RESPONDENT:Michigan Bell Telephone Company, dba AT&T Michigan, et al.
LOCATION: Michigan Public Service Commission
DOCKET NO.: 10-313
DECIDED BY: Roberts Court (2010-2016)
LOWER COURT: United States Court of Appeals for the Sixth Circuit
CITATION: 564 US (2011)
GRANTED: Dec 10, 2010
ARGUED: Mar 30, 2011
DECIDED: Jun 09, 2011
Eric D. Miller – Assistant to the Solicitor General, Department of Justice, for the United States as amicus curiae supporting the petitioner
John J. Bursch – for the petitioner
Scott H. Angstreich – for the respondent
Facts of the case
Under the Telecommunications Act of 1996, Congress sought to open up the local telephone markets to competition by requiring incumbent local exchange carriers (ILECs) to share their equipment and services with competitive local exchange carriers (CLECs). Under early interpretations of the law, incumbent-constructed entrance facilities had to provide at-cost access to the competitors. In AT&T Inc. unit Michigan Bell Telephone Co.’s interpretation, the FCC’s Triennial Review Remand Order in 2005 created a means to charge for the use of the facilities, and the company announced plans to do so.
Competitor carriers complained to the Michigan Public Service Commission, and it ruled that the entrance facilities should still be provided at cost. Michigan Bell sued in federal court and won. The U.S. Court of Appeals for the Sixth Circuit affirmed.
Does federal law require local telephone companies, already established, to allow new competitors in their markets to link to the existing networks through connecting wires at low, government-regulated rates?
Media for Talk America, Inc. v. Michigan Bell Telephone Co.
Audio Transcription for Opinion Announcement – June 09, 2011 in Talk America, Inc. v. Michigan Bell Telephone Co.
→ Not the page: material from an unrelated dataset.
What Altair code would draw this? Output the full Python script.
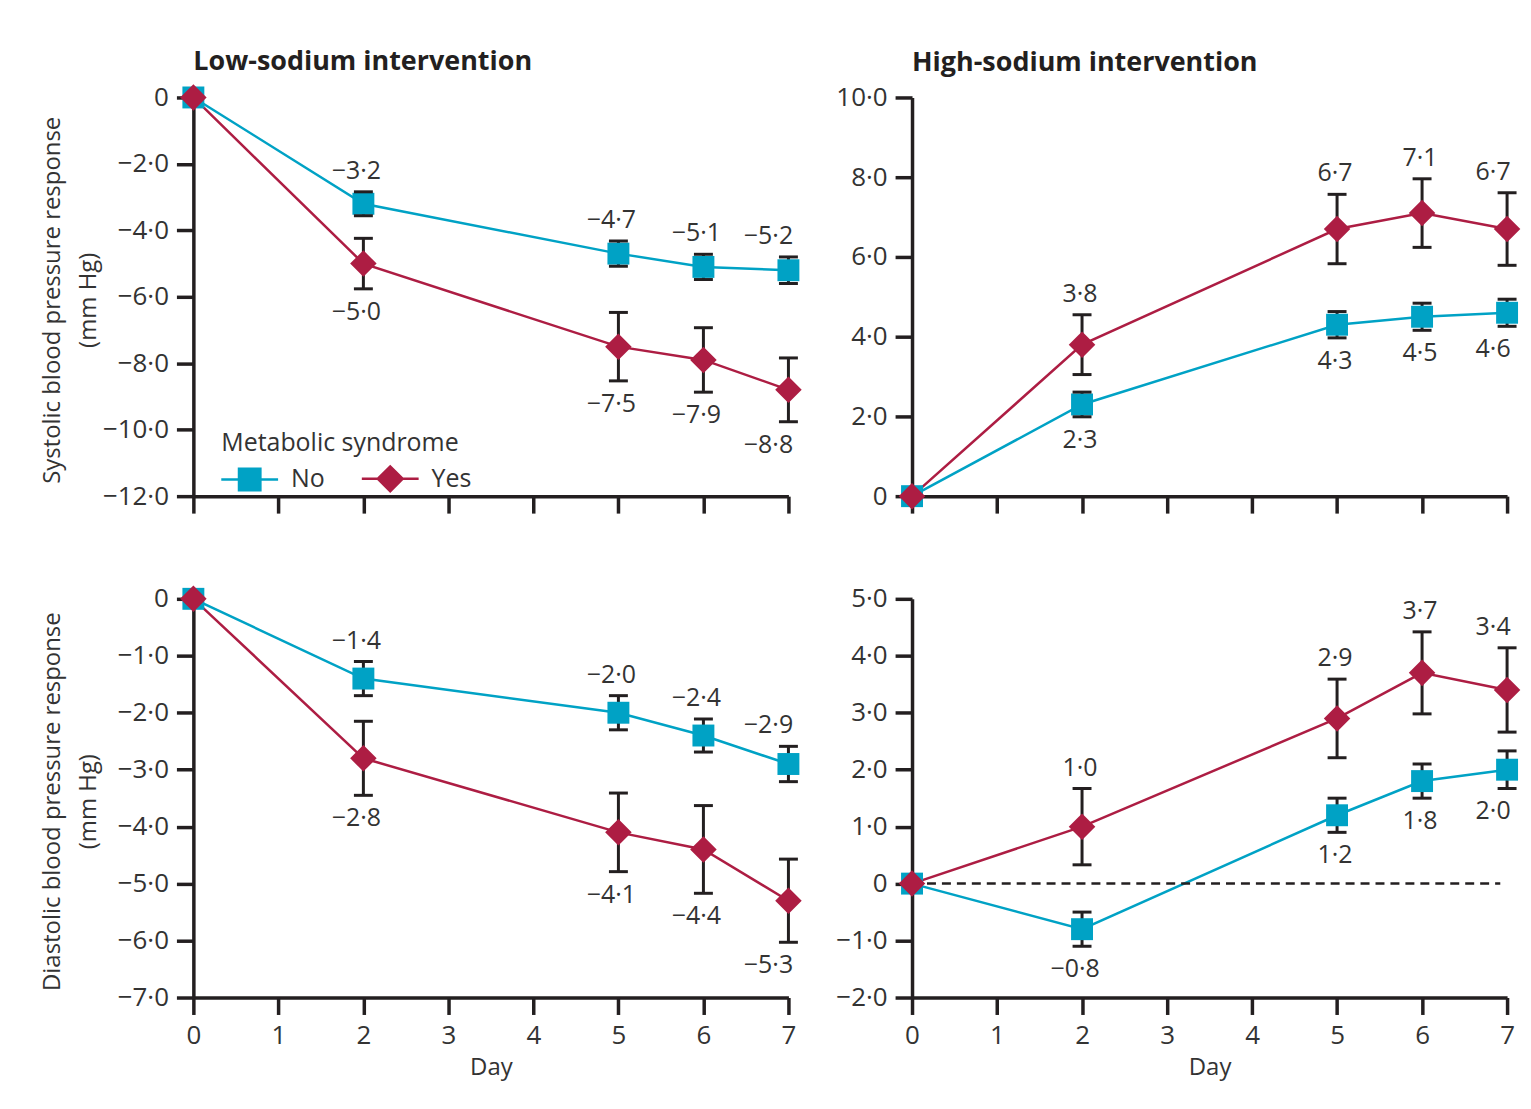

The — this case has come to us on a writ of certio — on writs of certiorari to the United States — from the United States Court of Appeal for the Sixth Circuit.
The Telecommunications Act of 1996 requires incumbent local telephone providers like — or such us respondent AT&T to share certain parts of their physical networks with competitors at cost-based prices.
This case concerns an incumbent’s obligation to lease entrance facilities which are typically wires or cables that connect to networks.
Entrance facilities can be used for two different purposes.
One is called “backhauling” and the other is called “interconnection”.
The FCC recently decided that incumbent local telephone providers are not required to lease entrance facilities for backhauling.
It emphasized however, that it was not changing incumbent’s existing obligation to provide facilities necessary for interconnection.
After the FCC’s decision, AT&T notified its competitors that it would no longer provide entrance facilities at cost-based prices for either backhauling or interconnection.
The competitors argued that AT&T was violating its duty to provide interconnection.
The District Court ruled that AT&T — ruled for AT&T and the Sixth Circuit affirmed.
In an opinion filed with the clerk today we reversed the judgment of the Court of Appeals because no statute or regulation expressly addresses AT&T’s obligation to lease its entrance facilities, we look to the FCC’s interpretation of its regulations in its amicus brief.
The FCC argues that an incumbent must lease existing entrance facilities to competitors at cost-based rates if the facilities are to be used for interconnection.
We find the FCC’s interpretation reasonable and defer to that interpretation.
The opinion of the Court is unanimous.
Justice Scalia has filed the concurring opinion.
Justice Kagan took no part in the consideration or decision of these cases.